Goodman plays Walter Sobchak, a dangerously violent bowler who ill-advised self-confidence nearly causes one disaster over another. One toe over the line, BAM! Walter’s got a gun in your face, and thanks in part to The Coen Brothers’ skillful writing and in majority to Goodman’s performance… we like this guy.

We like Walter Sobchak. Think for a moment about how mad that is. If Walter were a part of any of our lives we would have a restraining order against him, but instead he’s become a pop culture teddy bear. We know he means well. Goodman reveals the humane rationale for Walter’s righteous anger in speeches about his ex-wife and his pitiful attempts to wipe human ashes off of his best friend’s face. While in reality the means wouldn’t justify his ends, in The Big Lebowski we love him for trying. 

 

Witney Seibold’s Pick: The Big Lebowski (1998)

Gramercy Pictures

Gramercy Pictures

Given the size and passion of the cult surrounding it, it’s difficult to imagine the time – 1998 until late 1999 – when The Coen Bros. The Big Lebowski didn’t dominate cult film discourse. The film has, in the ensuing years, become a staple of midnight movie programming, and is one of the more heavily-quoted feature films to have come out since, gosh, The Princess Bride a decade earlier. It passionate following likely comes from its perhaps-misread slacker philosophy. Relax, abide, and the world will take care of itself. In fact, The Big Lebowski is a satirical look at the ultra-masculine trappings of film noir. What would happen if Sam Spade were not a hard boiled mug, but a burnt-out aging hippie whose only passions are marijuana and bowling? Comedy.

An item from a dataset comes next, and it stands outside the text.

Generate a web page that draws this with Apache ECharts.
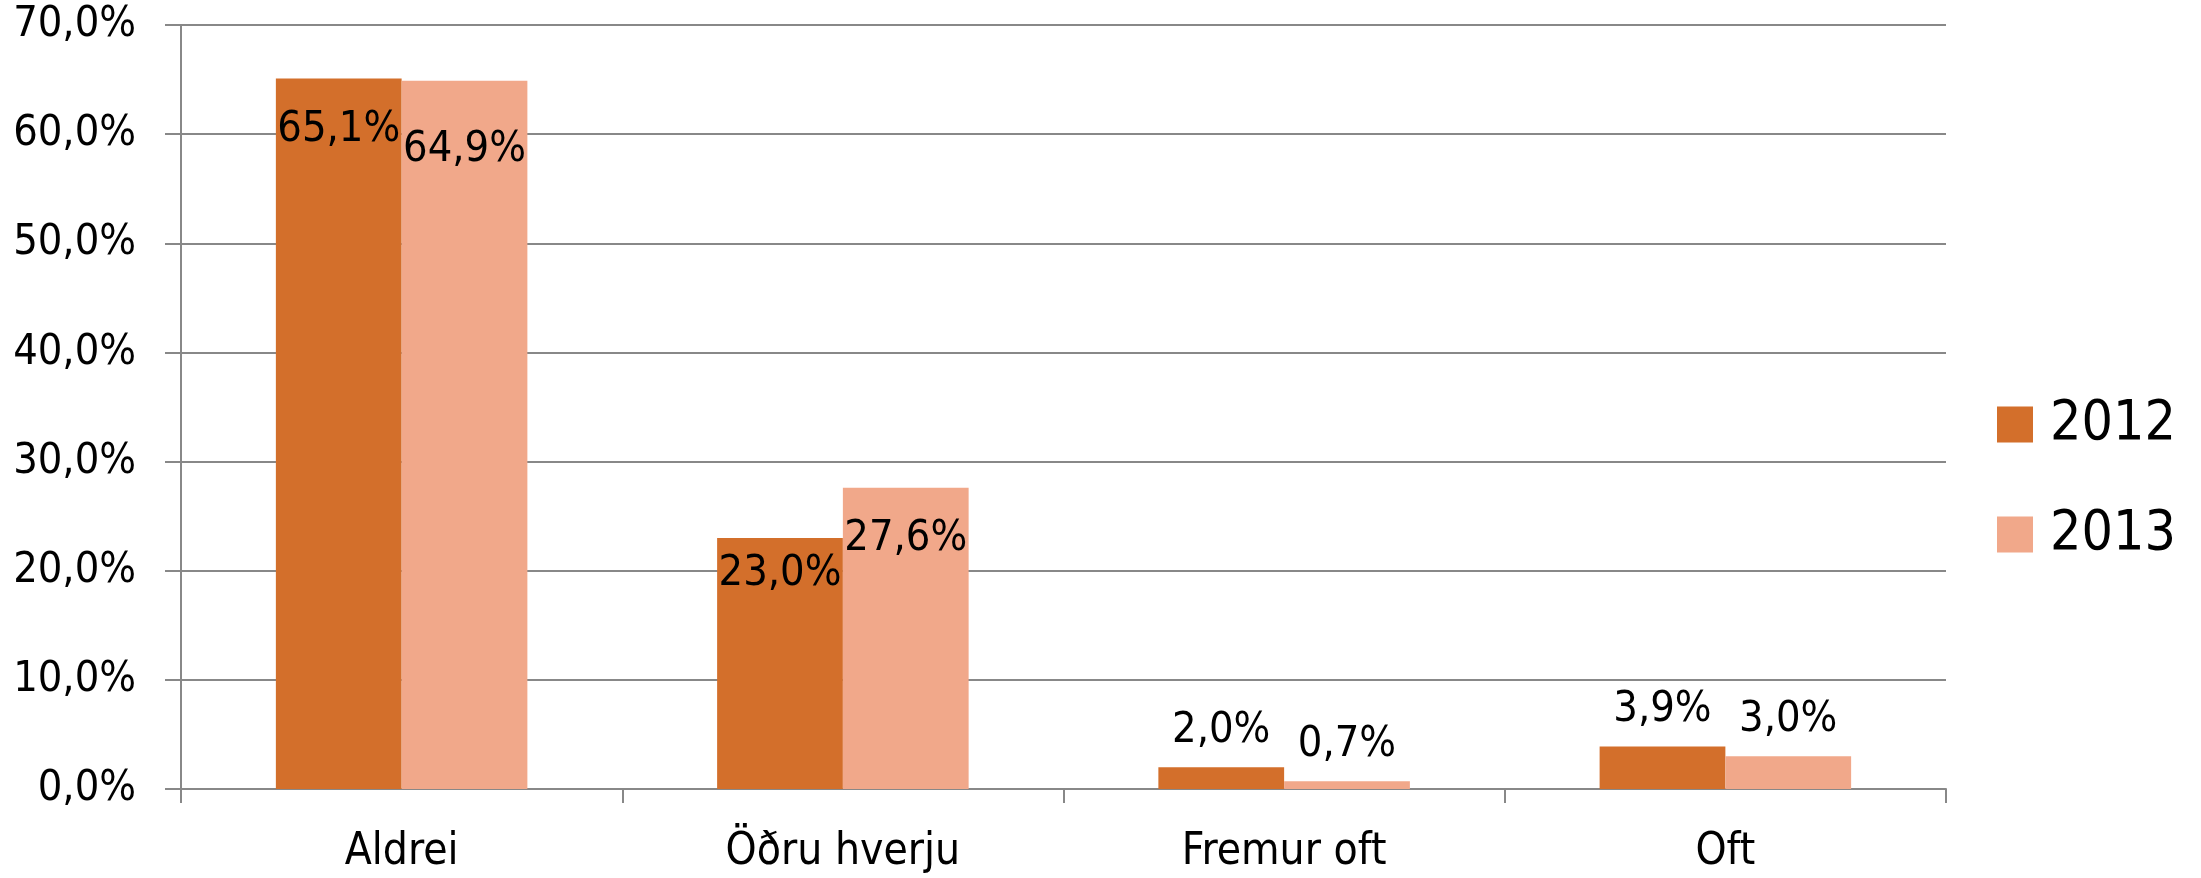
<html lang="is">
<head>
<meta charset="UTF-8">
<title>Aldrei / Oft</title>
<script src="https://cdn.jsdelivr.net/npm/echarts@6/dist/echarts.min.js"></script>
<style>
html,body{margin:0;padding:0;background:#fff;}
</style>
</head>
<body>
<div id="main" style="width:2201px;height:878px;"></div>
<script type="text/javascript">
var categories = ['Aldrei', 'Öðru hverju', 'Fremur oft', 'Oft'];
var seriesNames = ['2012', '2013'];
var values2012 = [65.1, 23.0, 2.0, 3.9];
var values2013 = [64.9, 27.6, 0.7, 3.0];
var yTicks = [0, 10, 20, 30, 40, 50, 60, 70];

var FONT = '"DejaVu Sans Condensed", "Liberation Sans", sans-serif';
var colors = ['#D36F2B', '#F1A88A'];

function pct(v) {
	return v.toFixed(1).replace('.', ',') + '%';
}

// labels sit inside the tall bars, above the short ones
function makeData(vals, insideDist) {
	return vals.map(function(v, i) {
		var item = {value: v};
		if (v > 10) {
			item.label = {position: 'insideTop', distance: insideDist[i]};
		} else {
			item.label = {position: 'top', distance: 15};
		}
		return item;
	});
}

var myChart = echarts.init(document.getElementById('main'));
var option = {
	animation: false,
	color: colors,
	textStyle: {fontFamily: FONT, color: '#000'},
	grid: {left: 181, right: 255, top: 25, bottom: 89},
	legend: {
		orient: 'vertical',
		left: 1992,
		top: 392,
		itemWidth: 36,
		itemHeight: 36,
		itemGap: 55,
		icon: 'rect',
		data: seriesNames,
		textStyle: {fontSize: 55, lineHeight: 55, color: '#000', fontFamily: FONT, padding: [0, 0, 0, 12]}
	},
	xAxis: {
		type: 'category',
		data: categories,
		axisLine: {lineStyle: {color: '#888', width: 2}},
		axisTick: {show: true, length: 14, lineStyle: {color: '#888', width: 2}},
		axisLabel: {fontSize: 44, color: '#000', margin: 42, fontFamily: FONT}
	},
	yAxis: {
		type: 'value',
		min: yTicks[0],
		max: yTicks[yTicks.length - 1],
		interval: 10,
		axisLine: {show: true, lineStyle: {color: '#888', width: 2}},
		axisTick: {show: true, length: 16, lineStyle: {color: '#888', width: 2}},
		splitLine: {lineStyle: {color: '#888', width: 2}},
		axisLabel: {fontSize: 43, color: '#000', margin: 45, fontFamily: FONT, formatter: pct}
	},
	series: [{
		name: seriesNames[0],
		type: 'bar',
		barGap: '0%',
		barCategoryGap: '43%',
		data: makeData(values2012, [30, 14]),
		label: {show: true, fontSize: 43, color: '#000', fontFamily: FONT, formatter: function(p) { return pct(p.value); }}
	}, {
		name: seriesNames[1],
		type: 'bar',
		barGap: '0%',
		barCategoryGap: '43%',
		data: makeData(values2013, [48, 30]),
		label: {show: true, fontSize: 43, color: '#000', fontFamily: FONT, formatter: function(p) { return pct(p.value); }}
	}]
};
myChart.setOption(option);
</script>
</body>
</html>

The exemplar of that masculinity in The Big Lebowski is John Goodman’s character, Walter Sobchak. Walter is a noisy, self-important gun-toting blowhard with delusions of grandeur and just enough intelligence to sound smart, but has only anger and arrogance to back it up. Everyone knows someone exactly like Walter, frustrated by his confidence, angered by his backward worldview, and annoyed by his immature refusal to grow up and move on. He is the awful uncle who brings up politics at the Thanksgiving table. Walter lives in a world where the Vietnam war is the only historical event, and, perhaps more quietly pathetic, where his stalled marriage is still hanging on.

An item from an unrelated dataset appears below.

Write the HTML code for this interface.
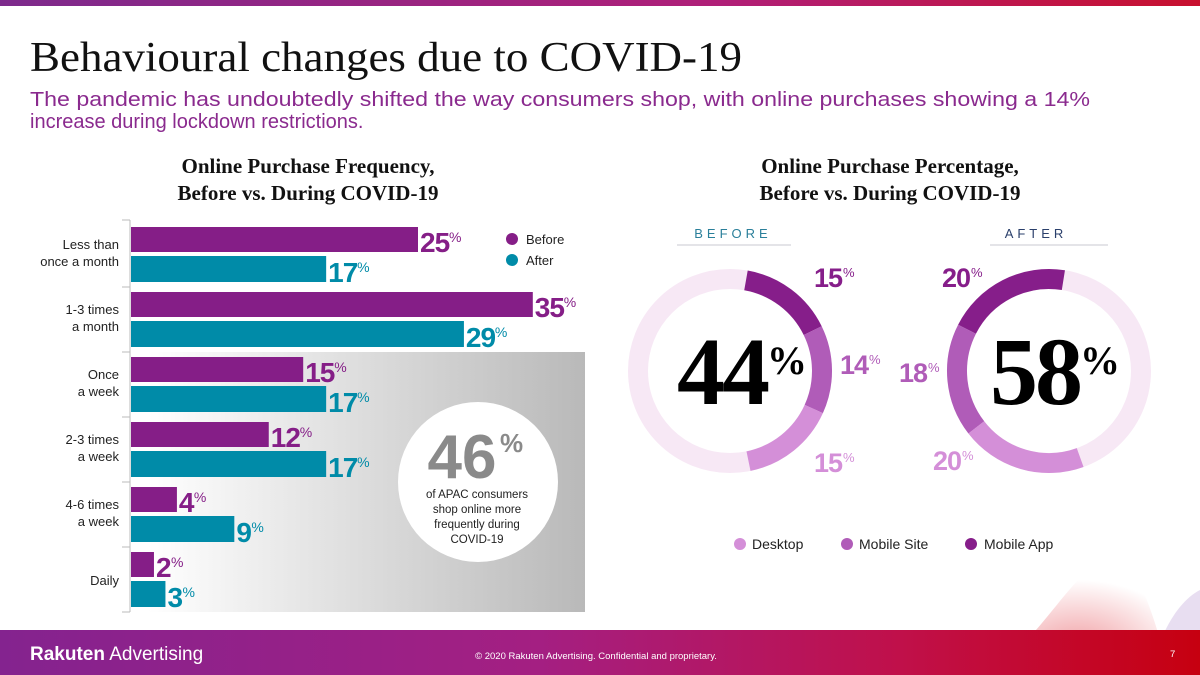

Walter is so comprehensively embodied by Goodman, you would be forgiven for assuming Goodman is that way in real life. Goodman didn’t just play a part, but seems to have invented a strangely persistent cinematic icon. He’s funny, aggravating, and convincingly real. In an impressive career full of amazing performances, Goodman never stood taller than when playing this asshole. He’s not wrong. He’s just as asshole.